Igor

By Igor

traveller’s tales

So - she’s on her way home.  It’s a long journey - she won’t be back in the UK until midday tomorrow.  She’ll have lots to tell me - some I’ll get - and some will pass me by.  Traveller’s tales, like cheap wine and humour, do not always travel well.  What made someone laugh/cry/ drop their jaw is often met with a blank stare at the re-telling.  Sometimes you just have to be there.  It doesn’t stop us from telling them though ……

… I was in China one time in the course of my work.  I had a day off and did the obligatory visit to the Great Wall.  It is a wall - and it is great.  Jaw-droppingly so.

I’m on my own and climbing the many steep steps up to the ramparts.  Coming down towards me are three men; I stop to catch my breath and they stop to say hello.  They then ask me two questions in perfect English - and in rapid succession;
“Are you English?”
“Do you support Charlton Athletic?” 

I fluster a ‘yes’ to the first and ‘no’ to the second.  Charlton Athletic?  In the middle of the Great Wall of China?  Why?

They turn out to be Mongolian telecoms engineers on holiday.  At this I stifle a laugh at the thought of three descendants of the very people the wall was built to keep out, re-appearing as tourists.

(When I eventually return home I’m laughing as I tell Anniemay.  She goes to make tea.
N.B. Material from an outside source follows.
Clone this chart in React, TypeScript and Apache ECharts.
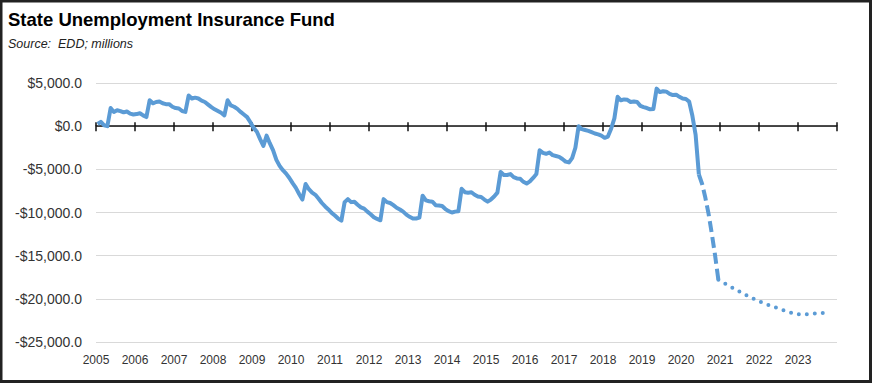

I think it's the football league thing.)

Later on I meet a video crew making an English language programme.  Once they realise I’m English I’m invited to read their script so they can capture some ‘authentic native speech’.  They ask if I can do regional accents.  My attempts at Geordie fail to impress;  “Can you do Scottish?”  This time I bring a smile to their faces.

English language teaching is/was big business in China.  Back in 2005 the Chinese government set a target for all primary schools to teach some of their curriculum in the English language by 2010.  There are around 10,000,000 primary school teachers in China.  UK and Australian Universities were falling over themselves to sell teaching materials. 

I don’t know if they met their target but I hope my modest attempts went some way to help.  Somewhere in a remote village, I imagine a teacher sitting at a computer with headphones on practicing, when prompted, the phrase “it wasnae me”.